The Auditor General has released her monitoring report on previous audit recommendations that have yet to be acted upon by government departments and agencies.
Denise Hanrahan says her monitoring report covers the status of recommendations made in previous audits dating from 2017 to 2021.
Harahan says one in three recommendations made, or 37 per cent remain outstanding and even more alarming according to the AG is that two out of three of those are more than five years old.As an example, NL Health Services has not implemented eight recommendations (28 per cent of the total recommendations made in the period in question) including seven related to the home support program.
That’s left “serious gaps” according to Hanrahan in the timely review of home support service assessments and the monitoring of home support hours.
Also of concern are seven outstanding recommendations involving Transportation and infrastructure regarding the training of school bus drivers and the root cause of ferry vessel mechanical issues, as well as the management of road condition complaints received.
Of particular concern:
- Newfoundland and Labrador Health Services has not implemented eight recommendations (twenty-eight per cent), including seven related to the home support program. As a result, serious gaps continue with respect to the timely review of home support service assessments and the monitoring of home support hours.
- The Department of Transportation and Infrastructure has seven outstanding recommendations (twenty-four per cent), including those related to training of school bus drivers, root cause analysis of ferry vessel mechanical issues and road condition and complaints management.
- The Department of Tourism, Culture, Arts and Recreation has not completed any of the four recommendations (0 per cent) made from the 2019 report on the Oversight of Provincial Wellness Priorities. It was recommended the department:
- Develop an action plan for healthy active living to support government’s health outcome targets and bring indicators in line with the Canadian average by 2025.
- Develop a monitoring/evaluation framework for overall healthy active living programming and ongoing assessment of progress against established targets and desired outcomes.
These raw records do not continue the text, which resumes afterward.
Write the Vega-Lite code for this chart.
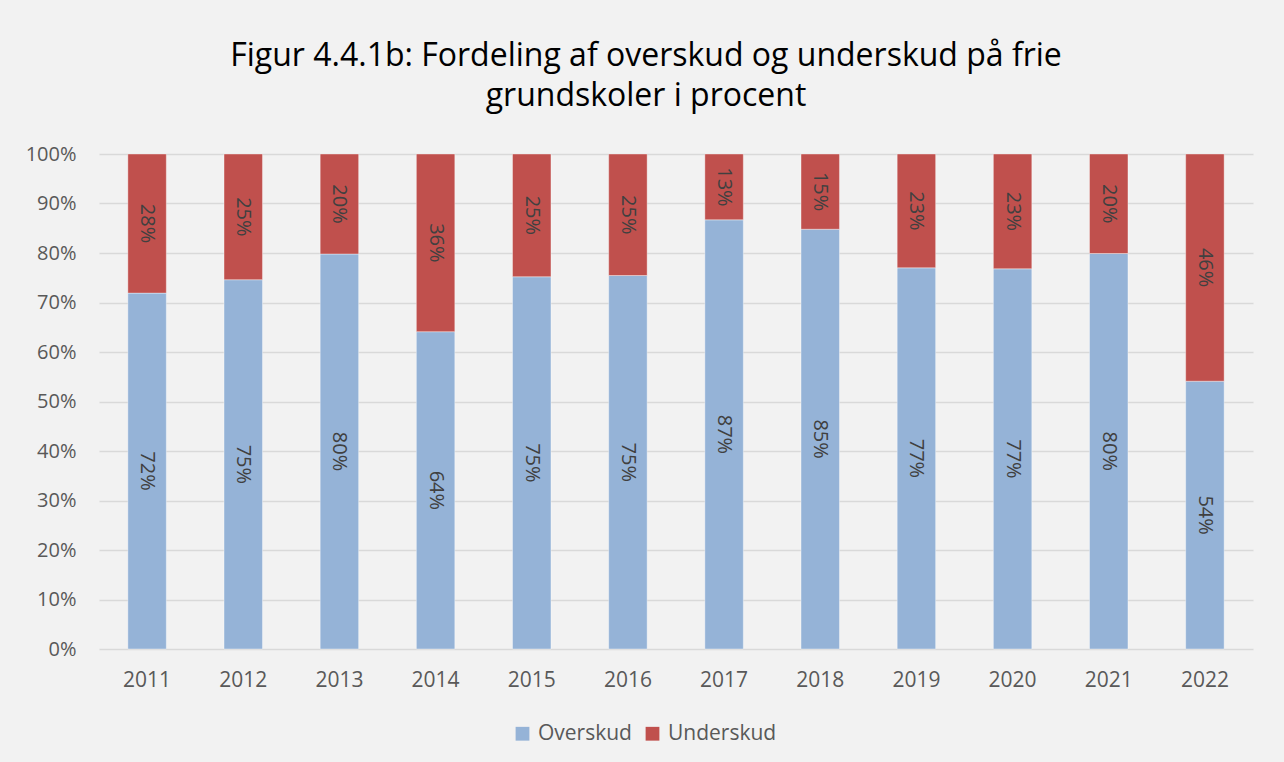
{
  "$schema": "https://vega.github.io/schema/vega-lite/v6.json",
  "autosize": "none",
  "padding": {"left": 99, "top": 154, "right": 31, "bottom": 113},
  "width": 1154,
  "height": 495,
  "background": "#f2f2f2",
  "config": {
    "font": "Open Sans",
    "view": {"stroke": null},
    "axis": {"labelFont": "Open Sans", "labelColor": "#595959", "labelFontSize": 20},
    "legend": {"labelFont": "Open Sans", "labelColor": "#595959", "labelFontSize": 20}
  },
  "title": {
    "text": ["Figur 4.4.1b: Fordeling af overskud og underskud på frie", "grundskoler i procent"],
    "font": "Open Sans",
    "fontSize": 32,
    "fontWeight": "normal",
    "color": "#000000",
    "lineHeight": 40,
    "anchor": "middle",
    "frame": "group",
    "dx": -30,
    "baseline": "bottom",
    "offset": -1
  },
  "data": {
    "values": [
      {"year": "2011", "type": "Overskud", "share": 0.719},
      {"year": "2011", "type": "Underskud", "share": 0.281},
      {"year": "2012", "type": "Overskud", "share": 0.746},
      {"year": "2012", "type": "Underskud", "share": 0.254},
      {"year": "2013", "type": "Overskud", "share": 0.798},
      {"year": "2013", "type": "Underskud", "share": 0.202},
      {"year": "2014", "type": "Overskud", "share": 0.641},
      {"year": "2014", "type": "Underskud", "share": 0.359},
      {"year": "2015", "type": "Overskud", "share": 0.752},
      {"year": "2015", "type": "Underskud", "share": 0.248},
      {"year": "2016", "type": "Overskud", "share": 0.7545},
      {"year": "2016", "type": "Underskud", "share": 0.2455},
      {"year": "2017", "type": "Overskud", "share": 0.867},
      {"year": "2017", "type": "Underskud", "share": 0.133},
      {"year": "2018", "type": "Overskud", "share": 0.848},
      {"year": "2018", "type": "Underskud", "share": 0.152},
      {"year": "2019", "type": "Overskud", "share": 0.770},
      {"year": "2019", "type": "Underskud", "share": 0.230},
      {"year": "2020", "type": "Overskud", "share": 0.768},
      {"year": "2020", "type": "Underskud", "share": 0.232},
      {"year": "2021", "type": "Overskud", "share": 0.799},
      {"year": "2021", "type": "Underskud", "share": 0.201},
      {"year": "2022", "type": "Overskud", "share": 0.541},
      {"year": "2022", "type": "Underskud", "share": 0.459}
    ]
  },
  "encoding": {
    "x": {
      "field": "year",
      "type": "nominal",
      "title": null,
      "scale": {"paddingInner": 0.6, "paddingOuter": 0.3},
      "axis": {"labelAngle": 0, "domain": false, "ticks": false, "labelPadding": 20, "grid": false, "labelFontSize": 21}
    },
    "y": {
      "field": "share",
      "type": "quantitative",
      "stack": "zero",
      "title": null,
      "scale": {"domain": [0, 1], "nice": false},
      "axis": {
        "values": [0, 0.1, 0.2, 0.3, 0.4, 0.5, 0.6, 0.7, 0.8, 0.9, 1],
        "format": ".0%",
        "domain": false,
        "ticks": false,
        "labelPadding": 23,
        "grid": true,
        "gridColor": "#d9d9d9",
        "gridWidth": 1.5
      }
    },
    "order": {"field": "type", "sort": "ascending"}
  },
  "layer": [
    {
      "mark": {"type": "bar", "stroke": "#ffffff", "strokeWidth": 0.75, "strokeOpacity": 0.5},
      "encoding": {
        "color": {
          "field": "type",
          "type": "nominal",
          "scale": {"domain": ["Overskud", "Underskud"], "range": ["#95b3d7", "#c0504d"]},
          "legend": {
            "title": null,
            "orient": "none",
            "direction": "horizontal",
            "legendX": 413,
            "legendY": 569,
            "symbolType": "square",
            "symbolSize": 190,
            "symbolStrokeWidth": 0,
            "labelOffset": 5,
            "columnSpacing": 30,
            "labelFontSize": 21
          }
        }
      }
    },
    {
      "mark": {"type": "text", "angle": 90, "fontSize": 20, "color": "#404040", "align": "center", "baseline": "middle"},
      "encoding": {
        "y": {"field": "share", "type": "quantitative", "stack": "zero", "bandPosition": 0.5},
        "text": {"field": "share", "type": "quantitative", "format": ".0%"}
      }
    }
  ]
}
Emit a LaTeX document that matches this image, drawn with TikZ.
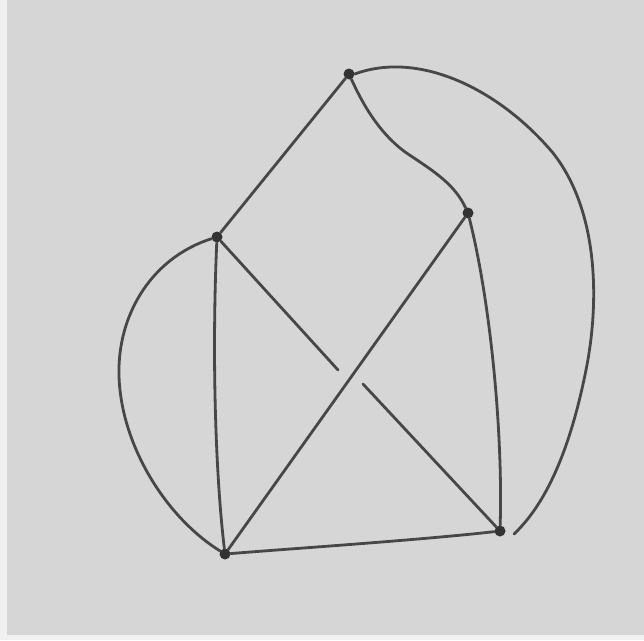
\documentclass[tikz,border=0pt]{standalone}
\begin{document}
\begin{tikzpicture}[x=1pt,y=-1pt,
  edge/.style={draw=black!72,line width=2.8pt,line cap=round,line join=round},
  vtx/.style={circle,fill=black!80,inner sep=0pt,minimum size=11pt}]
\fill[white!94!black] (0,0) rectangle (644,640);
\fill[black!16!white] (7,0) rectangle (644,635);
\useasboundingbox (0,0) rectangle (644,640);
\node[vtx] (T) at (349,74) {};
\node[vtx] (R) at (468,213) {};
\node[vtx] (L) at (217,237) {};
\node[vtx] (BL) at (225,554) {};
\node[vtx] (BR) at (500,531) {};
\coordinate (g1) at (338,370);
\coordinate (g2) at (363,384);
\coordinate (re) at (514,534);
% straight-ish edges
\draw[edge] (T) -- (L);
\draw[edge] (T) .. controls (360,98) and (378,135) .. (411,156) .. controls (435,172) and (455,185) .. (R);
\draw[edge] (L) .. controls (212,350) and (215,470) .. (BL);
\draw[edge] (R) .. controls (490,300) and (503,430) .. (BR);
\draw[edge] (R) -- (BL);
\draw[edge] (L) -- (g1);
\draw[edge] (g2) -- (BR);
\draw[edge] (BL) .. controls (300,548) and (420,540) .. (BR);
% left arc
\draw[edge] (L) .. controls (150,258) and (112,320) .. (120,390) .. controls (127,455) and (170,520) .. (BL);
% right big arc
\draw[edge] (T.east) .. controls (420,50) and (500,90) .. (553,153) .. controls (598,210) and (600,300) .. (586,370) .. controls (572,440) and (550,500) .. (re);
\end{tikzpicture}
\end{document}
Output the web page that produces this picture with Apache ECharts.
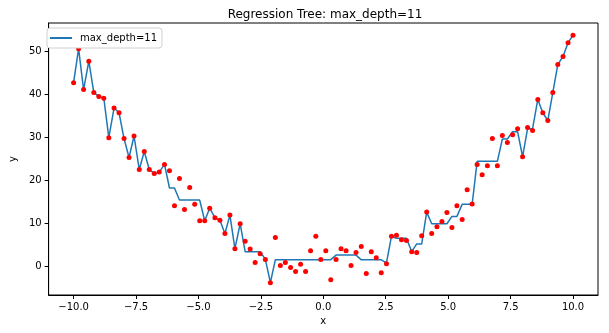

- Develop a reporting framework for partnering departments on the information required to monitor, evaluate and report on the progress of healthy active living priorities.
- Work with partnering departments to improve the effectiveness of oversight of provincial healthy active living priorities across government.
- The Department of Education does not have a nutrition policy that applies across the province and certain elements of internal control oversight related to the K-12 system continue to be unaddressed.
- A key finding from the NLC audit remains outstanding, specifically the issue of conflict of interest within the public service and Crown entities.
- Recommendations related to compliance with compensation policies by entities and those charged with their governance remain outstanding.